Set down, exactly as written, the lines from the top of the data to the line that holds "ax.bar(x + bw", and omit the pictures.

───── INPUT

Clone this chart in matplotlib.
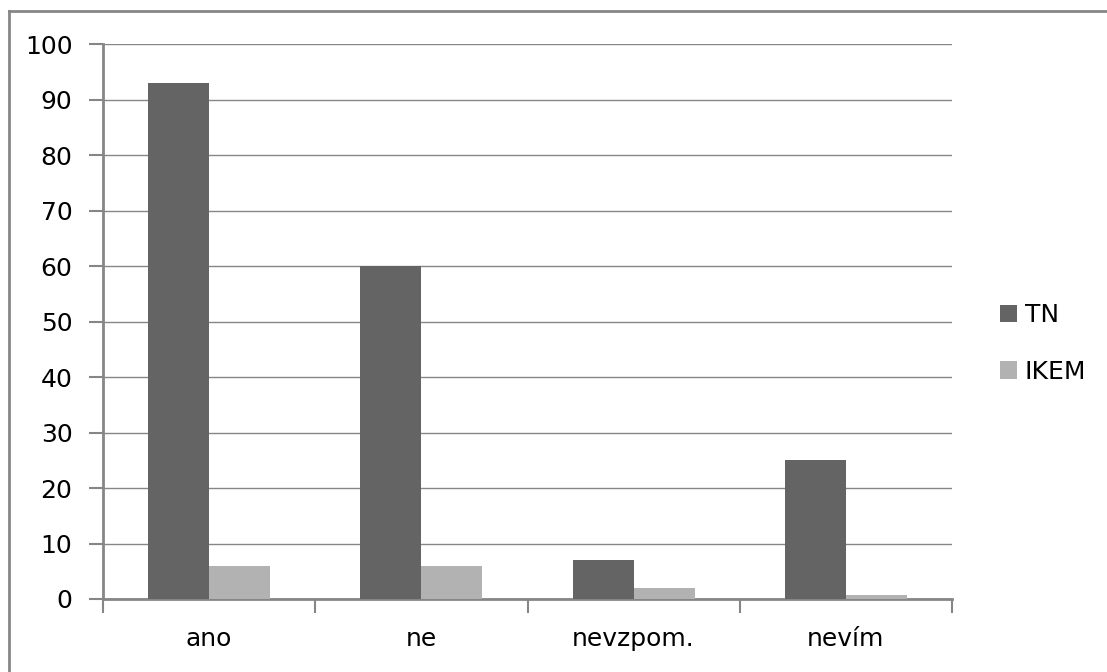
import matplotlib.pyplot as plt
import numpy as np
from matplotlib.lines import Line2D

categories = ['ano', 'ne', 'nevzpom.', 'nevím']
tn = [93, 60, 7, 25]
ikem = [6, 6, 2, 0.7]
series_names = ['TN', 'IKEM']
yticks = [0, 10, 20, 30, 40, 50, 60, 70, 80, 90, 100]

W, H = 1107, 672
fig = plt.figure(figsize=(W / 100, H / 100), dpi=100)
fig.patch.set_facecolor('white')
grid = '#868686'

# outer chart border: only top and left edges fall inside the image
fx, fy = 8.5 / W, 1 - 10.5 / H
fig.lines.append(Line2D([fx, 1], [fy, fy], transform=fig.transFigure, color=grid, linewidth=2))
fig.lines.append(Line2D([fx, fx], [0, fy], transform=fig.transFigure, color=grid, linewidth=2))

ax = fig.add_axes([103 / W, 1 - 599 / H, (952 - 103) / W, (599 - 44) / H])
x = np.arange(len(categories))
bw = 0.2875
ax.bar(x - bw / 2, tn, bw, color='#646464', label=series_names[0], zorder=3)
ax.bar(x + bw / 2, ikem, bw, color='#b2b2b2', label=series_names[1], zorder=3)

ax.set_xlim(-0.5, len(categories) - 0.5)
ax.set_ylim(0, 100)
ax.set_yticks(yticks)
ax.yaxis.grid(True, color=grid, linewidth=1.0, zorder=0)
ax.set_xticks(x)
ax.set_xticklabels(categories)
ax.set_xticks(np.arange(-0.5, len(categories)), minor=True)
ax.tick_params(axis='x', which='major', length=0, pad=20, labelsize=18)
ax.tick_params(axis='x', which='minor', length=10, width=1.5, color=grid)
ax.tick_params(axis='y', length=10, width=1.5, color=grid, pad=12, labelsize=18)

for s in ['top', 'right']:
    ax.spines[s].set_visible(False)
for s in ['left', 'bottom']:
    ax.spines[s].set_color(grid)
    ax.spines[s].set_linewidth(2)

ax.legend(loc='center left', bbox_to_anchor=(1.03, 0.46), frameon=False,
          fontsize=18, handlelength=0.7, handleheight=0.7, handletextpad=0.3,
          labelspacing=1.3)

fig.savefig('out.png', dpi=100)
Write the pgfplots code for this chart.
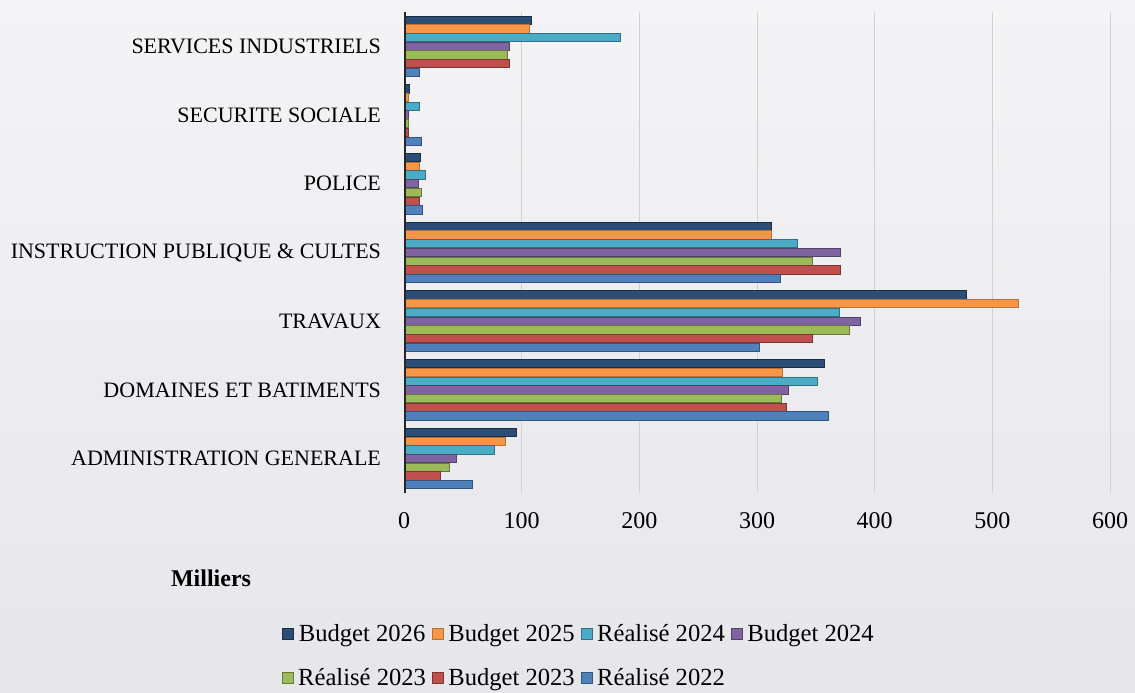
\documentclass[border=0pt]{standalone}
\usepackage{pgfplots}
\pgfplotsset{compat=1.18}
\usepackage{fontspec}
\setmainfont{Liberation Serif}

\definecolor{bgTop}{HTML}{F4F4F7}
\definecolor{bgBot}{HTML}{E6E6EB}
\definecolor{bud26}{HTML}{2C4D75}
\definecolor{bud25}{HTML}{F79646}
\definecolor{rea24}{HTML}{4BACC6}
\definecolor{bud24}{HTML}{8064A2}
\definecolor{rea23}{HTML}{9BBB59}
\definecolor{bud23}{HTML}{C0504D}
\definecolor{rea22}{HTML}{4F81BD}

% y: 0 = ADMINISTRATION GENERALE ... 6 = SERVICES INDUSTRIELS (values in milliers)
\begin{document}
\begin{tikzpicture}
\path[use as bounding box, top color=bgTop, bottom color=bgBot] (0,0) rectangle (567.5pt,346pt);
\begin{axis}[
  at={(202pt,99.5pt)}, anchor=south west,
  scale only axis,
  width=353pt, height=240.5pt,
  xbar,
  bar width=0.12,
  xmin=0, xmax=600,
  ymin=-0.5, ymax=6.5,
  xtick={0,100,...,600},
  ytick={0,...,6},
  yticklabels={ADMINISTRATION GENERALE, DOMAINES ET BATIMENTS, TRAVAUX,
    INSTRUCTION PUBLIQUE \& CULTES, POLICE, SECURITE SOCIALE, SERVICES INDUSTRIELS},
  major tick length=0pt,
  xmajorgrids,
  major grid style={line width=0.4pt, draw=black!18},
  axis x line*=bottom,
  axis y line*=left,
  x axis line style={draw=none},
  y axis line style={draw=none},
  /pgf/number format/assume math mode=true,
  xticklabel style={font=\fontsize{12}{14}\selectfont, yshift=-6pt},
  yticklabel style={font=\fontsize{11}{13}\selectfont, xshift=-8pt},
  legend columns=4,
  legend style={
    at={(0.249,-0.255)}, anchor=north,
    draw=none, fill=none,
    font=\fontsize{12.3}{14}\selectfont,
    row sep=8pt,
    /tikz/every even column/.append style={column sep=1pt},
  },
  legend image code/.code={\draw[#1, line width=0.6pt] (0pt,-2.8pt) rectangle (5.6pt,2.8pt);},
  every axis plot/.append style={line width=0.5pt},
]
\addplot[fill=bud26, draw=bud26!60!black, bar shift=0.381] coordinates {
  (96,0) (357,1) (478,2) (312,3) (14,4) (5,5) (108,6)
};
\addplot[fill=bud25, draw=bud25!75!black, bar shift=0.254] coordinates {
  (86,0) (322,1) (522,2) (312,3) (13,4) (4,5) (107,6)
};
\addplot[fill=rea24, draw=rea24!65!black, bar shift=0.127] coordinates {
  (77,0) (351,1) (370,2) (334,3) (18,4) (13,5) (184,6)
};
\addplot[fill=bud24, draw=bud24!65!black, bar shift=0] coordinates {
  (45,0) (327,1) (388,2) (371,3) (12,4) (4,5) (90,6)
};
\addplot[fill=rea23, draw=rea23!65!black, bar shift=-0.127] coordinates {
  (39,0) (321,1) (379,2) (347,3) (15,4) (4,5) (88,6)
};
\addplot[fill=bud23, draw=bud23!65!black, bar shift=-0.254] coordinates {
  (31,0) (325,1) (347,2) (371,3) (13,4) (4,5) (90,6)
};
\addplot[fill=rea22, draw=rea22!65!black, bar shift=-0.381] coordinates {
  (58,0) (361,1) (302,2) (320,3) (16,4) (15,5) (13,6)
};
\legend{Budget 2026, Budget 2025, Réalisé 2024, Budget 2024,
  Réalisé 2023, Budget 2023, Réalisé 2022}
\draw[black!85, line width=1.5pt] (axis cs:0,-0.5) -- (axis cs:0,6.5);
\end{axis}
\node[font=\bfseries\fontsize{12}{14}\selectfont] at (105.5pt,57pt) {Milliers};
\end{tikzpicture}
\end{document}
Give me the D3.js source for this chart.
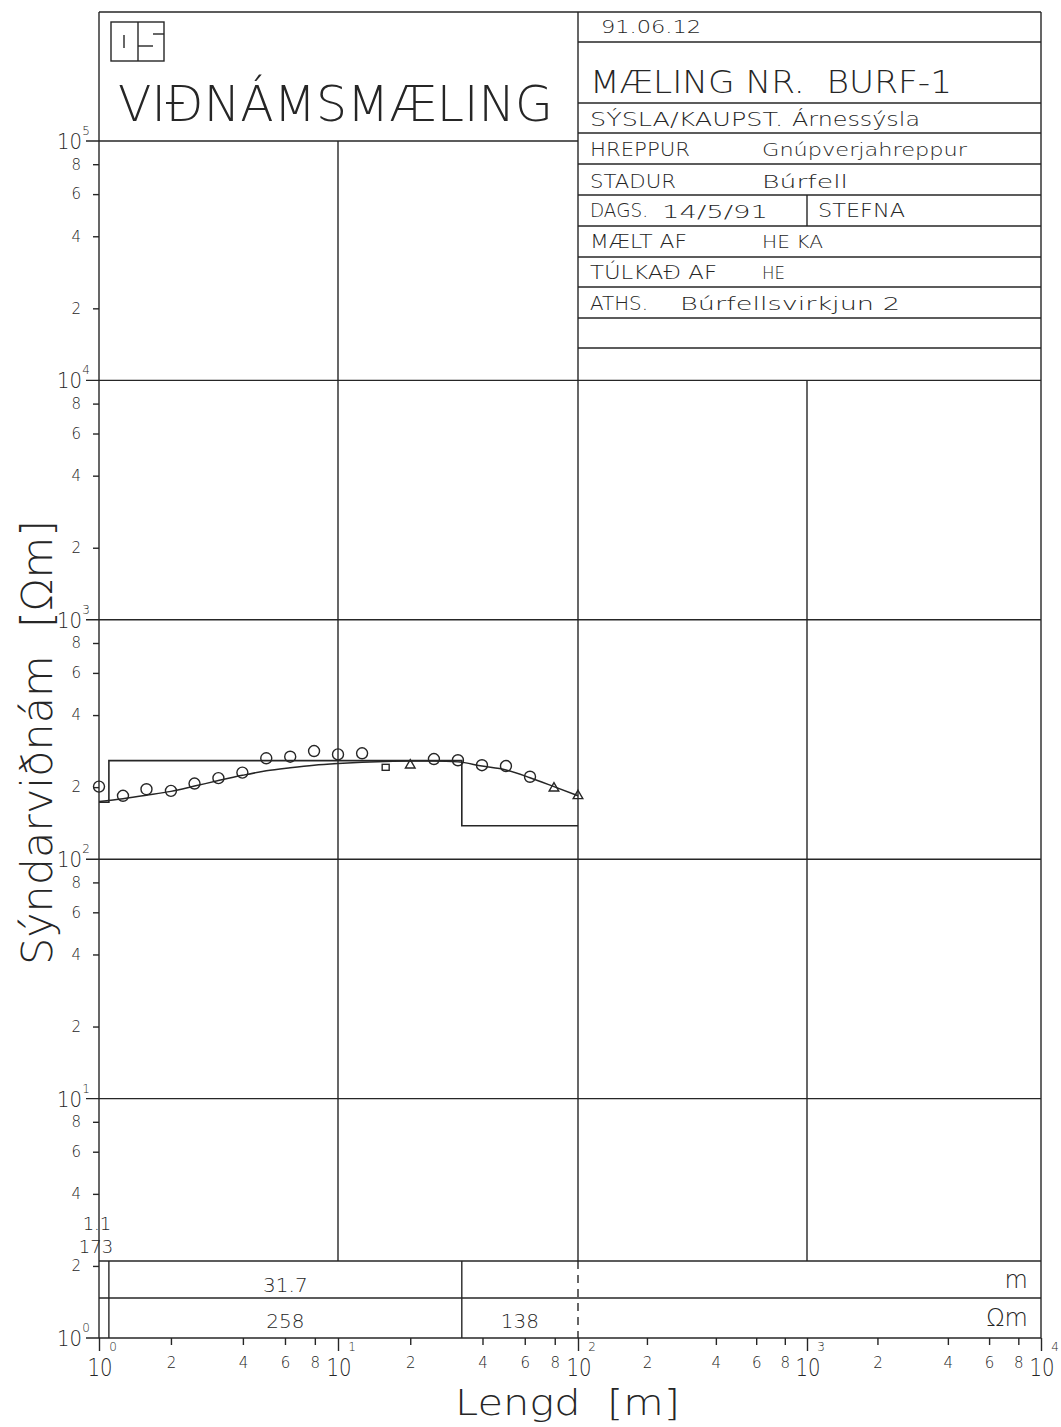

──────────

ANSWER TO THIS EXERCISE:
Clone this chart in matplotlib.
import matplotlib.pyplot as plt
import numpy as np
from matplotlib.lines import Line2D

categories = ['ano', 'ne', 'nevzpom.', 'nevím']
tn = [93, 60, 7, 25]
ikem = [6, 6, 2, 0.7]
series_names = ['TN', 'IKEM']
yticks = [0, 10, 20, 30, 40, 50, 60, 70, 80, 90, 100]

W, H = 1107, 672
fig = plt.figure(figsize=(W / 100, H / 100), dpi=100)
fig.patch.set_facecolor('white')
grid = '#868686'

# outer chart border: only top and left edges fall inside the image
fx, fy = 8.5 / W, 1 - 10.5 / H
fig.lines.append(Line2D([fx, 1], [fy, fy], transform=fig.transFigure, color=grid, linewidth=2))
fig.lines.append(Line2D([fx, fx], [0, fy], transform=fig.transFigure, color=grid, linewidth=2))

ax = fig.add_axes([103 / W, 1 - 599 / H, (952 - 103) / W, (599 - 44) / H])
x = np.arange(len(categories))
bw = 0.2875
ax.bar(x - bw / 2, tn, bw, color='#646464', label=series_names[0], zorder=3)
ax.bar(x + bw / 2, ikem, bw, color='#b2b2b2', label=series_names[1], zorder=3)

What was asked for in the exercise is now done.